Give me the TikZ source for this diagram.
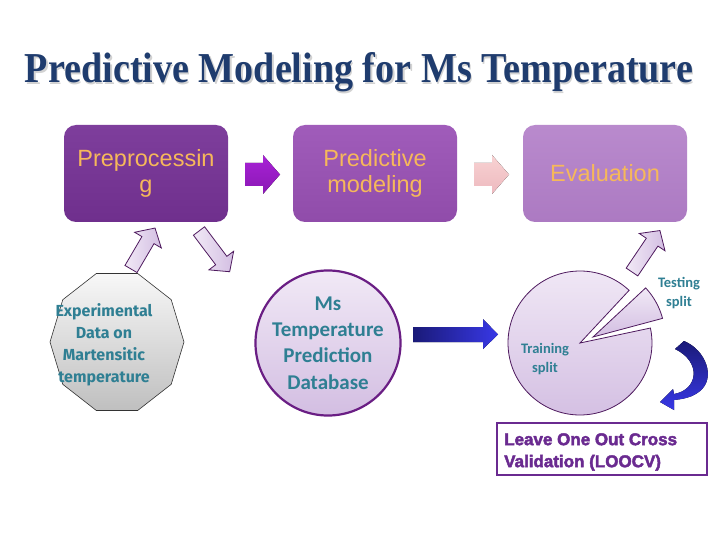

++++

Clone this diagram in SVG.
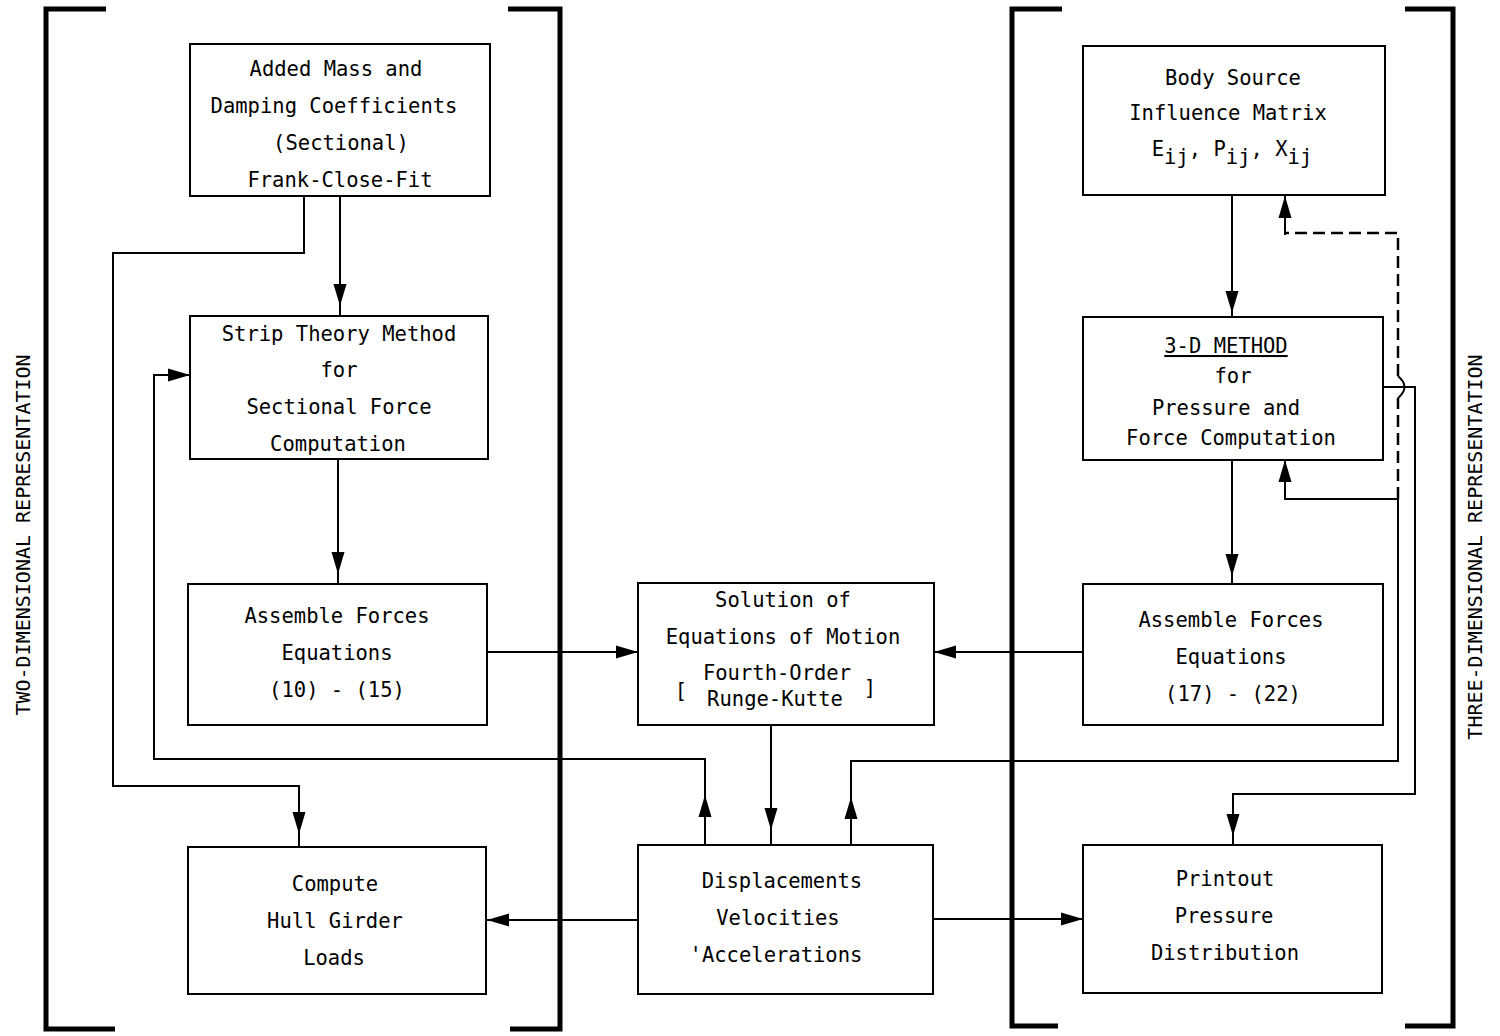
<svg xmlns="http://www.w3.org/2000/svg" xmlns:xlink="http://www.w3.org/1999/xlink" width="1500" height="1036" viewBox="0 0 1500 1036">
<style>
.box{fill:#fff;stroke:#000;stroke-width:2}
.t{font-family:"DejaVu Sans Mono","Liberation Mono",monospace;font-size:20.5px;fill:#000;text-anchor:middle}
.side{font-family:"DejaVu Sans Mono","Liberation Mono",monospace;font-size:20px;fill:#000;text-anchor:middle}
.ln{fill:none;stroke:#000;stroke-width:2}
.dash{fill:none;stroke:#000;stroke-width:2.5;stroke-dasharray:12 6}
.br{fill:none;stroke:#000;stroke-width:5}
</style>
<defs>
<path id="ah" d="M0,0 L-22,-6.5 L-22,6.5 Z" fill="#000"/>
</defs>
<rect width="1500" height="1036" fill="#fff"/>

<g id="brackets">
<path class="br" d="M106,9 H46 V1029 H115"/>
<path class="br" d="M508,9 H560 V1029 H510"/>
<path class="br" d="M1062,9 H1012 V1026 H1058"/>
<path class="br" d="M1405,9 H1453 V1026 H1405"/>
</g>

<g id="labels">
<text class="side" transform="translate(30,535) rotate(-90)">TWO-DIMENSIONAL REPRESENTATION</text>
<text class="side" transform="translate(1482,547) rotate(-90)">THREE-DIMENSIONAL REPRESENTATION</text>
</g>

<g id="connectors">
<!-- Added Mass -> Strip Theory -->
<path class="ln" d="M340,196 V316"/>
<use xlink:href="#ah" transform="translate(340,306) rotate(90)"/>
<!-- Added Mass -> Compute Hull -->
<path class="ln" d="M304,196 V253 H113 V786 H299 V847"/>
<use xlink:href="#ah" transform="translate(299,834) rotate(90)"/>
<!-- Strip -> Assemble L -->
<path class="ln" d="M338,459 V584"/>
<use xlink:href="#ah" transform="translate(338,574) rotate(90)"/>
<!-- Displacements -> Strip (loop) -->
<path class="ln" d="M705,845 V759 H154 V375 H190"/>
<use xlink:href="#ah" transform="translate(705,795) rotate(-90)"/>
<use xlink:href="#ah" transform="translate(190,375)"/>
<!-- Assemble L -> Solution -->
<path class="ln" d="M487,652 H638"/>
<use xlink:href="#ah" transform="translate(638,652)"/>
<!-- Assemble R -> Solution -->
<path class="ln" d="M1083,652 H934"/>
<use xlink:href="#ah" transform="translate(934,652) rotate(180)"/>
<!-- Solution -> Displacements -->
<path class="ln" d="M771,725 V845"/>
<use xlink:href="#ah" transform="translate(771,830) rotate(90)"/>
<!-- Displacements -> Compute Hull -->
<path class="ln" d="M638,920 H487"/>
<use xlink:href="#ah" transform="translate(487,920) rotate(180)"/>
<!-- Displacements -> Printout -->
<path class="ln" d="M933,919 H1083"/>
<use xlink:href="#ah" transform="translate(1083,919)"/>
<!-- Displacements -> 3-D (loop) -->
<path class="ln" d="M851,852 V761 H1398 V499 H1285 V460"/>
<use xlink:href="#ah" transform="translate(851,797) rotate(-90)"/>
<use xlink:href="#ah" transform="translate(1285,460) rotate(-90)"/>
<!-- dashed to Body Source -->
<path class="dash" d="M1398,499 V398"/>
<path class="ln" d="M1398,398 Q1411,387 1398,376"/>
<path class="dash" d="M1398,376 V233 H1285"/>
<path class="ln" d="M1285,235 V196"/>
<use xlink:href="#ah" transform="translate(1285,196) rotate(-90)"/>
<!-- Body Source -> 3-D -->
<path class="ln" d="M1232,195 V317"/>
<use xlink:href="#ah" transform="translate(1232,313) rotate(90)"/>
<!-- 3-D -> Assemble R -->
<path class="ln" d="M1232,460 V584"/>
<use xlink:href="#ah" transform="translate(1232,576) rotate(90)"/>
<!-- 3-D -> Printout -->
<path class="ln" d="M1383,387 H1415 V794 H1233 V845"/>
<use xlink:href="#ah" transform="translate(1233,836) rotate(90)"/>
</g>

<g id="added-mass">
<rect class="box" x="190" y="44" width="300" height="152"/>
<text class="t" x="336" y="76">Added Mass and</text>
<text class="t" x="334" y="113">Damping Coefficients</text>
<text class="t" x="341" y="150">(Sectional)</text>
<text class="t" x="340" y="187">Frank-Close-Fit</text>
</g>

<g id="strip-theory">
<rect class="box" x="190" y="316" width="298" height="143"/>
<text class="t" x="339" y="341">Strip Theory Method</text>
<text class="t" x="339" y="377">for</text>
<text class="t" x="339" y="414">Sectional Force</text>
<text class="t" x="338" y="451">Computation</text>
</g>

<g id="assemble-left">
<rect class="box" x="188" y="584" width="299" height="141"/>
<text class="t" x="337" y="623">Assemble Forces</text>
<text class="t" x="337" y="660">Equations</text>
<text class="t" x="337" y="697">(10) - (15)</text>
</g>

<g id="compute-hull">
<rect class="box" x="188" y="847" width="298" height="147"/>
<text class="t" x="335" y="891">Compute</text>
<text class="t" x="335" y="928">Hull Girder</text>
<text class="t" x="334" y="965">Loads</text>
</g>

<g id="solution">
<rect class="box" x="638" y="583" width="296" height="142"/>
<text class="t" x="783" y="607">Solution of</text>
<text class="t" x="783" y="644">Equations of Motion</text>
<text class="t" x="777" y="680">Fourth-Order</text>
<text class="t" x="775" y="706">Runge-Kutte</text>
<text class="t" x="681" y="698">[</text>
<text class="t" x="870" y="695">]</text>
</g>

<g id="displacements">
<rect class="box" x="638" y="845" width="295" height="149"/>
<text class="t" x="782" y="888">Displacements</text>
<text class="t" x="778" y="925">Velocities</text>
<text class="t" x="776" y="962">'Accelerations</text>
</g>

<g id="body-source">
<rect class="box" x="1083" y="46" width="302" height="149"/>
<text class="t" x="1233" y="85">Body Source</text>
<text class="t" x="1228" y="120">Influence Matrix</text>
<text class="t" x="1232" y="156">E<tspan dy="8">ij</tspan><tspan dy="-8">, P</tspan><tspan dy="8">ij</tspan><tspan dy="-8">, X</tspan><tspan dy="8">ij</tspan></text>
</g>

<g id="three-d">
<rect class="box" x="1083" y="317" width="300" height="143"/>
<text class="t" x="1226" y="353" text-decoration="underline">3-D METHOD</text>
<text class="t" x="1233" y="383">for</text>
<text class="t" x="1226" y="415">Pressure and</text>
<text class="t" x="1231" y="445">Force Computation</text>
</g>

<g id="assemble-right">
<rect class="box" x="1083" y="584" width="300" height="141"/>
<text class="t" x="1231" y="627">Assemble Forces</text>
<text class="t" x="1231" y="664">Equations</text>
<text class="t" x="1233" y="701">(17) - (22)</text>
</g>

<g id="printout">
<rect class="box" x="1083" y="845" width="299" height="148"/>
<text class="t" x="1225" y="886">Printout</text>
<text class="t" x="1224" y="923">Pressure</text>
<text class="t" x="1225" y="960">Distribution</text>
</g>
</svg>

++++

=== TASK DETAILS ===
Find every line with "this" in the listing and state how many there are, nothing else.

=== FULL RESPONSE ===
2